La causa más profunda de las divergencias

     Este desorden trajo como consecuencia la envidia y las rivalidades, que a su vez son la causa principal de las divergencias y las discordias, ya que como afirma el Apóstol Santiago en la segunda lectura del 25º domingo de Tiempo Ordinario: “Donde hay envidias y rencillas, allí hay desorden y toda clase de maldad” (St 3, 16).
     En efecto, la envidia es uno de los vicios más perniciosos. Quien le da entrada, no conoce la felicidad. El envidioso está siempre comparándose con los demás, y cuando se depara con alguien que lo supera en algo, se pregunta de inmediato: “¿Por qué él es más que yo? ¿Por qué no tengo lo que él tiene?”. Esta actitud vuelve ácida y amargada su vida, causando toda clase de sinsabores y a veces incluso malestar físico.
     De este “por qué” —que a fin de cuentas proviene del orgullo— emanan todos los males. El Apóstol Santiago lo señala claramente: “¿De dónde proceden las guerras y de dónde las discordias entre vosotros? ¿Acaso no es de vuestras pasiones que luchan en vuestros miembros?” (St 4, 1).
     ¡Cuánto se empeña el hombre de hoy en obtener más dinero, más poder o más prestigio, recurriendo muchas veces a medios ilícitos o hasta criminales! ¡En cuántas miserias morales cae con tal de alcanzar ese objetivo!
     Aun así, incluso cuando ha acumulado una inmensa fortuna o se ha elevado hasta la cima del poder, nunca se sentirá satisfecho. Siempre querrá más porque el alma humana es insaciable por naturaleza, creada como está para lo infinito, lo absoluto, lo eterno. 2 De aquí la conclusión de Santiago: “Codiciáis, y no tenéis; matáis, ardéis en envidia, y no alcanzáis nada; os combatís y os hacéis la guerra, y no tenéis porque no pedís” (St 4, 2).
El hombre ávido de lucro realiza un esfuerzo enorme para conseguir algo que en vez de darle felicidad, le quita la paz del alma.

La santidad recupera el equilibrio perdido
    
     Para vencer las pasiones desordenadas y recuperar el equilibrio de alma que perdimos por el pecado, existe un único camino: el de la santidad.
     La constante batalla por someter las pasiones personales a la Ley Divina irá restaurando en el hombre la primitiva inocencia, y con ello sus reacciones de alma se asemejarán cada vez más a las que habría tenido en el Paraíso. Lo que ahí le hubiese sido fácil, ahora, en esta tierra de exilio, le cuesta gran esfuerzo, dura lucha interior y mucho ascetismo, acompañados por el indispensable socorro de la gracia. Sin ésta nadie es capaz de dominar la tremenda efervescencia de sus propias pasiones.
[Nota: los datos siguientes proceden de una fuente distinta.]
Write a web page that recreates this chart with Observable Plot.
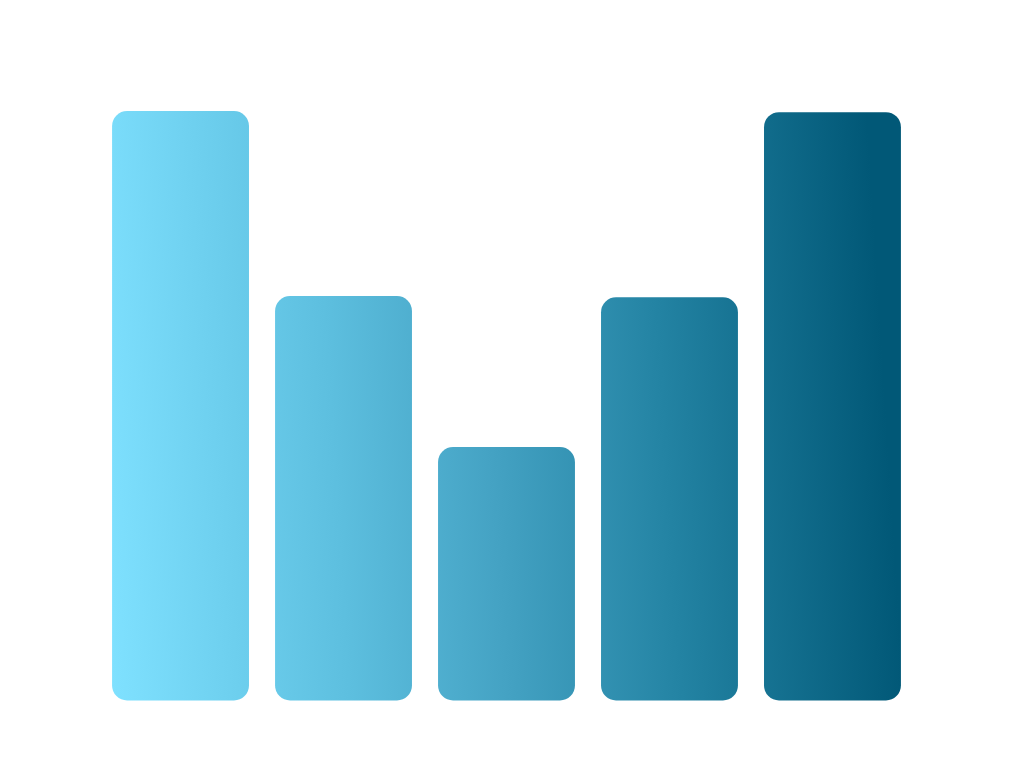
<!DOCTYPE html>
<html>
<head>
<meta charset="utf-8">
<script src="https://cdn.jsdelivr.net/npm/d3@7"></script>
<script src="https://cdn.jsdelivr.net/npm/@observablehq/plot@0.6"></script>
<style>
  html, body { margin: 0; padding: 0; background: #ffffff; }
  #chart svg { display: block; }
</style>
</head>
<body>
<div id="chart"></div>
<script>
const categories = ["A", "B", "C", "D", "E"];
const values = [100, 68.6, 43.0, 68.4, 99.8];
const gradientStops = [
  { offset: "0%", color: "#7fe1ff" },
  { offset: "30%", color: "#5dbfdf" },
  { offset: "50%", color: "#44a2c3" },
  { offset: "72%", color: "#2383a3" },
  { offset: "100%", color: "#015877" }
];

const data = categories.map((c, i) => ({ category: c, value: values[i] }));

const chart = Plot.plot({
  width: 1022,
  height: 778,
  marginLeft: 86,
  marginRight: 95,
  marginTop: 111,
  marginBottom: 77.5,
  x: { domain: categories, padding: 0.16, round: false, axis: null },
  y: { domain: [0, 100], axis: null },
  marks: [
    Plot.barY(data, {
      x: "category",
      y: "value",
      fill: "url(#barGradient)",
      rx: 15
    })
  ]
});

const ns = "http://www.w3.org/2000/svg";
const defs = document.createElementNS(ns, "defs");
const grad = document.createElementNS(ns, "linearGradient");
grad.setAttribute("id", "barGradient");
grad.setAttribute("gradientUnits", "userSpaceOnUse");
grad.setAttribute("x1", "112");
grad.setAttribute("y1", "700");
grad.setAttribute("x2", "901");
grad.setAttribute("y2", "650");
for (const s of gradientStops) {
  const stop = document.createElementNS(ns, "stop");
  stop.setAttribute("offset", s.offset);
  stop.setAttribute("stop-color", s.color);
  grad.appendChild(stop);
}
defs.appendChild(grad);
chart.insertBefore(defs, chart.firstChild);

document.getElementById("chart").appendChild(chart);
</script>
</body>
</html>
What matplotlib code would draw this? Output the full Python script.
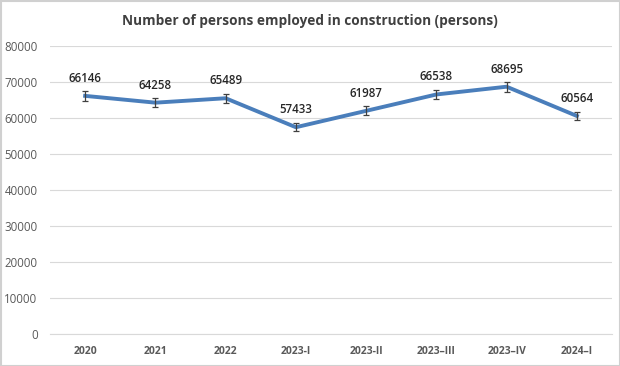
import matplotlib
matplotlib.use("Agg")
import matplotlib.pyplot as plt
from matplotlib.patches import Rectangle

categories = ["2020", "2021", "2022", "2023-I", "2023-II", "2023\u2013III", "2023\u2013IV", "2024\u2013I"]
values = [66146, 64258, 65489, 57433, 61987, 66538, 68695, 60564]
errors = [1300, 1300, 1300, 1150, 1250, 1300, 1350, 1200]
yticks = [0, 10000, 20000, 30000, 40000, 50000, 60000, 70000, 80000]

plt.rcParams['font.family'] = ['Open Sans', 'DejaVu Sans']

fig = plt.figure(figsize=(6.2, 3.66), dpi=100)
ax = fig.add_axes([50/620, 1-334/366, 562/620, 288/366])

x = list(range(len(categories)))
ax.plot(x, values, color="#4A7EBB", lw=2.8, solid_joinstyle="round", zorder=3)
ax.errorbar(x, values, yerr=errors, fmt="none", ecolor="#404040", elinewidth=0.9,
            capsize=2.5, capthick=0.9, zorder=4)
for xi, v in zip(x, values):
    ax.annotate(str(v), (xi, v), xytext=(0, 8), textcoords="offset points",
                ha="center", va="bottom", fontsize=8.3, color="#262626", fontweight="semibold")

ax.set_xlim(-0.5, len(categories) - 0.5)
ax.set_ylim(0, 80000)
ax.set_yticks(yticks)
ax.set_yticklabels([str(t) for t in yticks])
ax.set_xticks(x)
ax.set_xticklabels(categories, fontweight="bold")
ax.tick_params(axis="y", length=0, labelsize=8.3, labelcolor="#595959", pad=9)
ax.tick_params(axis="x", length=0, labelsize=7.5, labelcolor="#595959", pad=9)
ax.grid(axis="y", color="#D9D9D9", lw=0.8)
ax.set_axisbelow(True)
for s in ["top", "right", "left"]:
    ax.spines[s].set_visible(False)
ax.spines["bottom"].set_color("#D9D9D9")
ax.spines["bottom"].set_linewidth(0.8)

fig.text(0.5, 1-21/366, "Number of persons employed in construction (persons)",
         ha="center", va="center", fontsize=9.8, fontweight="bold", color="#404040")

fig.patches.append(Rectangle((0.5/620, 0.5/366), 1-1/620, 1-1/366, transform=fig.transFigure,
                             fill=False, edgecolor="#D0D0D0", lw=1.5))

fig.savefig("out.png", dpi=100)
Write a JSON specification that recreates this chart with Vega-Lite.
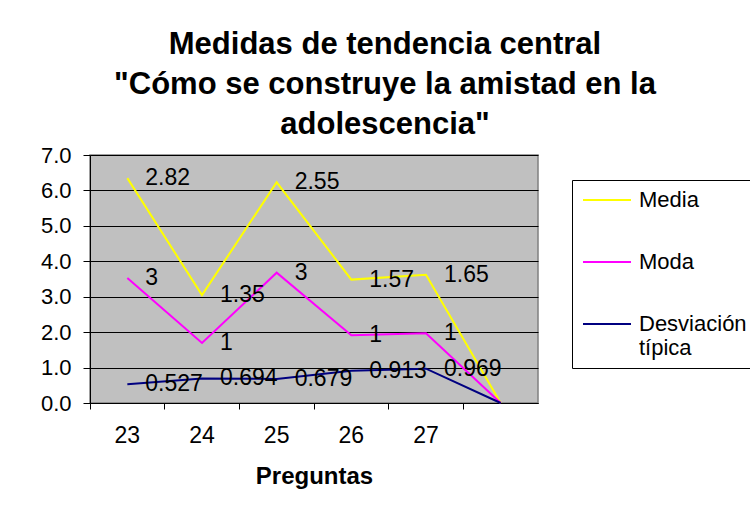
{
  "$schema": "https://vega.github.io/schema/vega-lite/v6.json",
  "width": 448,
  "height": 248,
  "autosize": "none",
  "padding": {"left": 90, "top": 155, "right": 212, "bottom": 108},
  "background": "white",
  "title": {
    "text": ["Medidas de tendencia central", "\"Cómo se construye la amistad en la", "adolescencia\""],
    "font": "Liberation Sans",
    "fontSize": 31,
    "fontWeight": "bold",
    "lineHeight": 40,
    "anchor": "middle",
    "dx": 71,
    "offset": 3,
    "color": "black"
  },
  "config": {
    "view": {"fill": "#C0C0C0", "stroke": "#808080", "strokeWidth": 1.5},
    "font": "Liberation Sans"
  },
  "data": {
    "values": [
      {"q": 23, "series": "Media", "value": 2.82, "k": 3},
      {"q": 23, "series": "Moda", "value": 3, "k": 2},
      {"q": 23, "series": "Desviación típica", "value": 0.527, "k": 1},
      {"q": 24, "series": "Media", "value": 1.35, "k": 3},
      {"q": 24, "series": "Moda", "value": 1, "k": 2},
      {"q": 24, "series": "Desviación típica", "value": 0.694, "k": 1},
      {"q": 25, "series": "Media", "value": 2.55, "k": 3},
      {"q": 25, "series": "Moda", "value": 3, "k": 2},
      {"q": 25, "series": "Desviación típica", "value": 0.679, "k": 1},
      {"q": 26, "series": "Media", "value": 1.57, "k": 3},
      {"q": 26, "series": "Moda", "value": 1, "k": 2},
      {"q": 26, "series": "Desviación típica", "value": 0.913, "k": 1},
      {"q": 27, "series": "Media", "value": 1.65, "k": 3},
      {"q": 27, "series": "Moda", "value": 1, "k": 2},
      {"q": 27, "series": "Desviación típica", "value": 0.969, "k": 1},
      {"q": 28, "series": "Media", "value": 0, "k": 3},
      {"q": 28, "series": "Moda", "value": 0, "k": 2},
      {"q": 28, "series": "Desviación típica", "value": 0, "k": 1}
    ]
  },
  "transform": [
    {"stack": "value", "groupby": ["q"], "sort": [{"field": "k", "order": "ascending"}], "as": ["y0", "y1"]}
  ],
  "encoding": {
    "x": {
      "field": "q",
      "type": "ordinal",
      "scale": {"type": "band", "paddingInner": 0, "paddingOuter": 0},
      "axis": {
        "title": "Preguntas",
        "titleFont": "Liberation Sans",
        "titleFontSize": 24,
        "titleFontWeight": "bold",
        "titleColor": "black",
        "titlePadding": 17,
        "labelAngle": 0,
        "labelFontSize": 23,
        "labelColor": "black",
        "labelFont": "Liberation Sans",
        "labelPadding": 15,
        "labelOffset": 0,
        "labelExpr": "datum.value == 28 ? '' : datum.label",
        "bandPosition": 0,
        "tickSize": 6,
        "tickColor": "black",
        "domainColor": "black",
        "grid": false
      }
    },
    "y": {
      "field": "y1",
      "type": "quantitative",
      "stack": null,
      "scale": {"domain": [0, 7], "nice": false},
      "axis": {
        "title": null,
        "values": [0, 1, 2, 3, 4, 5, 6, 7],
        "format": ".1f",
        "labelFontSize": 22,
        "labelColor": "black",
        "labelFont": "Liberation Sans",
        "labelPadding": 12,
        "tickSize": 7,
        "tickColor": "black",
        "domainColor": "black",
        "grid": true,
        "gridColor": "black",
        "gridOpacity": 1
      }
    }
  },
  "layer": [
    {
      "mark": {"type": "line", "strokeWidth": 2},
      "encoding": {
        "color": {
          "field": "series",
          "type": "nominal",
          "scale": {"domain": ["Media", "Moda", "Desviación típica"], "range": ["#FFFF00", "#FF00FF", "#000080"]},
          "legend": {
            "title": null,
            "orient": "none",
            "legendX": 482,
            "legendY": 25,
            "strokeColor": "black",
            "fillColor": "white",
            "padding": 9,
            "symbolType": "M-2.4,0H2.4",
            "symbolSize": 400,
            "symbolOffset": 15,
            "symbolStrokeWidth": 2,
            "labelFontSize": 22,
            "labelFont": "Liberation Sans",
            "labelColor": "black",
            "labelOffset": 21,
            "rowPadding": 40,
            "labelLimit": 300,
            "labelExpr": "datum.label == 'Desviación típica' ? ['Desviación', 'típica'] : datum.label"
          }
        }
      }
    },
    {
      "transform": [{"filter": "datum.q != 28"}],
      "mark": {"type": "text", "align": "left", "baseline": "middle", "dx": 18, "fontSize": 23, "font": "Liberation Sans", "color": "black"},
      "encoding": {
        "text": {"field": "value", "type": "quantitative"}
      }
    }
  ]
}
     Por tanto, el Reino de Dios prosperará en esta tierra en la medida en que existan almas santas entre los hombres, faros de virtud y de inocencia que iluminen el camino de la humanidad. Será el Reino de la inocencia, a imagen del Inocente por excelencia, Cristo Nuestro Señor. Así tendremos la realización más cercana posible a la civilización paradisíaca.